__GIVEN PROBLEM__: Skip the pictures. Reproduce all other material exactly.
━━━━━ DATA EXTRACT ━━━━━
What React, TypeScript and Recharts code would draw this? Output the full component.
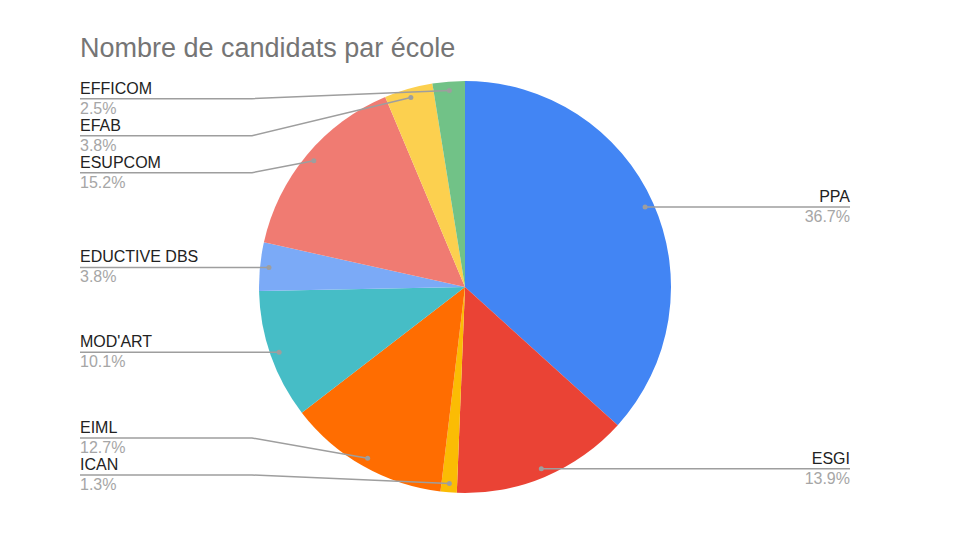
import * as React from 'react';
import { PieChart, Pie, Cell } from 'recharts';

const title = 'Nombre de candidats par école';
const schools = ['PPA', 'ESGI', 'ICAN', 'EIML', "MOD'ART", 'EDUCTIVE DBS', 'ESUPCOM', 'EFAB', 'EFFICOM'];
const candidates = [29, 11, 1, 10, 8, 3, 12, 3, 2];
const colors = ['#4285f4', '#ea4335', '#fbbc04', '#ff6d01', '#46bdc6', '#7baaf7', '#f07b72', '#fcd04f', '#71c287'];

const CX = 465;
const CY = 287;
const R = 206;
const DOT_R = R - 9;
const LEFT_X = 80;
const RIGHT_X = 850;
const ELBOW_DX = 213;
const GAP = 37;
const Y_MIN = 98.7;
const Y_MAX = 475;
const RAD = Math.PI / 180;
const FONT = '"Liberation Sans", Arial, sans-serif';

const total = candidates.reduce((a, b) => a + b, 0);

// same angle maths the pie uses, only needed to keep labels from overlapping
function layoutLabels(): number[] {
    let cum = 0;
    const items = candidates.map((v, i) => {
        const mid = 90 - ((cum + v / 2) / total) * 360;
        cum += v;
        const x = CX + Math.cos(-mid * RAD) * DOT_R;
        const y = CY + Math.sin(-mid * RAD) * DOT_R;
        return { i, left: x < CX, y };
    });
    const out: number[] = new Array(candidates.length).fill(0);
    [true, false].forEach((side) => {
        const group = items.filter((it) => it.left === side).sort((a, b) => a.y - b.y);
        const ys = group.map((g) => Math.min(Y_MAX, Math.max(Y_MIN, g.y)));
        for (let k = 1; k < ys.length; k++) ys[k] = Math.max(ys[k], ys[k - 1] + GAP);
        if (ys.length) ys[ys.length - 1] = Math.min(ys[ys.length - 1], Y_MAX);
        for (let k = ys.length - 2; k >= 0; k--) ys[k] = Math.min(ys[k], ys[k + 1] - GAP);
        group.forEach((g, k) => (out[g.i] = ys[k]));
    });
    return out;
}

const labelY = layoutLabels();

const renderLabel = (props: any) => {
    const { cx, cy, midAngle, outerRadius, index, name, percent } = props;
    const r = outerRadius - 9;
    const dx = cx + Math.cos(-midAngle * RAD) * r;
    const dy = cy + Math.sin(-midAngle * RAD) * r;
    const left = dx < cx;
    const ly = labelY[index];
    const tx = left ? LEFT_X : RIGHT_X;
    const ex = left ? cx - ELBOW_DX : cx + ELBOW_DX;
    const anchor = left ? 'start' : 'end';
    return (
        <g key={'lbl' + index}>
            <polyline points={`${tx},${ly} ${ex},${ly} ${dx},${dy}`} fill="none" stroke="#9e9e9e" strokeWidth={1.5} />
            <circle cx={dx} cy={dy} r={2.5} fill="#9e9e9e" />
            <text x={tx} y={ly - 5} textAnchor={anchor} fontFamily={FONT} fontSize={16} fill="#222222">
                {name}
            </text>
            <text x={tx} y={ly + 15} textAnchor={anchor} fontFamily={FONT} fontSize={16} fill="#a6a6a6">
                {(percent * 100).toFixed(1) + '%'}
            </text>
        </g>
    );
};

export default function App() {
    const data = schools.map((s, i) => ({ name: s, value: candidates[i] }));
    return (
        <div style={{ position: 'absolute', left: 0, top: 0, width: 960, height: 540, background: '#fff' }}>
            <PieChart width={960} height={540} margin={{ top: 0, right: 0, bottom: 0, left: 0 }}>
                <Pie
                    data={data}
                    dataKey="value"
                    nameKey="name"
                    cx={CX}
                    cy={CY}
                    outerRadius={R}
                    startAngle={90}
                    endAngle={-270}
                    stroke="none"
                    label={renderLabel}
                    labelLine={false}
                    isAnimationActive={false}
                >
                    {data.map((d, i) => (
                        <Cell key={d.name} fill={colors[i]} />
                    ))}
                </Pie>
            </PieChart>
            <svg width={960} height={80} style={{ position: 'absolute', left: 0, top: 0, pointerEvents: 'none' }}>
                <text x={80} y={57} fontFamily={FONT} fontSize={27} fill="#757575">
                    {title}
                </text>
            </svg>
        </div>
    );
}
━━━━━
__REPLY TO THE EXERCISE__:
What React, TypeScript and Recharts code would draw this? Output the full component.
import * as React from 'react';
import { PieChart, Pie, Cell } from 'recharts';

const title = 'Nombre de candidats par école';
const schools = ['PPA', 'ESGI', 'ICAN', 'EIML', "MOD'ART", 'EDUCTIVE DBS', 'ESUPCOM', 'EFAB', 'EFFICOM'];
const candidates = [29, 11, 1, 10, 8, 3, 12, 3, 2];
const colors = ['#4285f4', '#ea4335', '#fbbc04', '#ff6d01', '#46bdc6', '#7baaf7', '#f07b72', '#fcd04f', '#71c287'];

const CX = 465;
const CY = 287;
const R = 206;
const DOT_R = R - 9;
const LEFT_X = 80;
const RIGHT_X = 850;
const ELBOW_DX = 213;
const GAP = 37;
const Y_MIN = 98.7;
const Y_MAX = 475;
const RAD = Math.PI / 180;
const FONT = '"Liberation Sans", Arial, sans-serif';

const total = candidates.reduce((a, b) => a + b, 0);

// same angle maths the pie uses, only needed to keep labels from overlapping
function layoutLabels(): number[] {
    let cum = 0;
    const items = candidates.map((v, i) => {
        const mid = 90 - ((cum + v / 2) / total) * 360;
        cum += v;
        const x = CX + Math.cos(-mid * RAD) * DOT_R;
        const y = CY + Math.sin(-mid * RAD) * DOT_R;
        return { i, left: x < CX, y };
    });
    const out: number[] = new Array(candidates.length).fill(0);
    [true, false].forEach((side) => {
        const group = items.filter((it) => it.left === side).sort((a, b) => a.y - b.y);
        const ys = group.map((g) => Math.min(Y_MAX, Math.max(Y_MIN, g.y)));
        for (let k = 1; k < ys.length; k++) ys[k] = Math.max(ys[k], ys[k - 1] + GAP);
        if (ys.length) ys[ys.length - 1] = Math.min(ys[ys.length - 1], Y_MAX);
        for (let k = ys.length - 2; k >= 0; k--) ys[k] = Math.min(ys[k], ys[k + 1] - GAP);
        group.forEach((g, k) => (out[g.i] = ys[k]));
    });
    return out;
}

const labelY = layoutLabels();

const renderLabel = (props: any) => {
    const { cx, cy, midAngle, outerRadius, index, name, percent } = props;
    const r = outerRadius - 9;
    const dx = cx + Math.cos(-midAngle * RAD) * r;
    const dy = cy + Math.sin(-midAngle * RAD) * r;
    const left = dx < cx;
    const ly = labelY[index];
    const tx = left ? LEFT_X : RIGHT_X;
    const ex = left ? cx - ELBOW_DX : cx + ELBOW_DX;
    const anchor = left ? 'start' : 'end';
    return (
        <g key={'lbl' + index}>
            <polyline points={`${tx},${ly} ${ex},${ly} ${dx},${dy}`} fill="none" stroke="#9e9e9e" strokeWidth={1.5} />
            <circle cx={dx} cy={dy} r={2.5} fill="#9e9e9e" />
            <text x={tx} y={ly - 5} textAnchor={anchor} fontFamily={FONT} fontSize={16} fill="#222222">
                {name}
            </text>
            <text x={tx} y={ly + 15} textAnchor={anchor} fontFamily={FONT} fontSize={16} fill="#a6a6a6">
                {(percent * 100).toFixed(1) + '%'}
            </text>
        </g>
    );
};

export default function App() {
    const data = schools.map((s, i) => ({ name: s, value: candidates[i] }));
    return (
        <div style={{ position: 'absolute', left: 0, top: 0, width: 960, height: 540, background: '#fff' }}>
            <PieChart width={960} height={540} margin={{ top: 0, right: 0, bottom: 0, left: 0 }}>
                <Pie
                    data={data}
                    dataKey="value"
                    nameKey="name"
                    cx={CX}
                    cy={CY}
                    outerRadius={R}
                    startAngle={90}
                    endAngle={-270}
                    stroke="none"
                    label={renderLabel}
                    labelLine={false}
                    isAnimationActive={false}
                >
                    {data.map((d, i) => (
                        <Cell key={d.name} fill={colors[i]} />
                    ))}
                </Pie>
            </PieChart>
            <svg width={960} height={80} style={{ position: 'absolute', left: 0, top: 0, pointerEvents: 'none' }}>
                <text x={80} y={57} fontFamily={FONT} fontSize={27} fill="#757575">
                    {title}
                </text>
            </svg>
        </div>
    );
}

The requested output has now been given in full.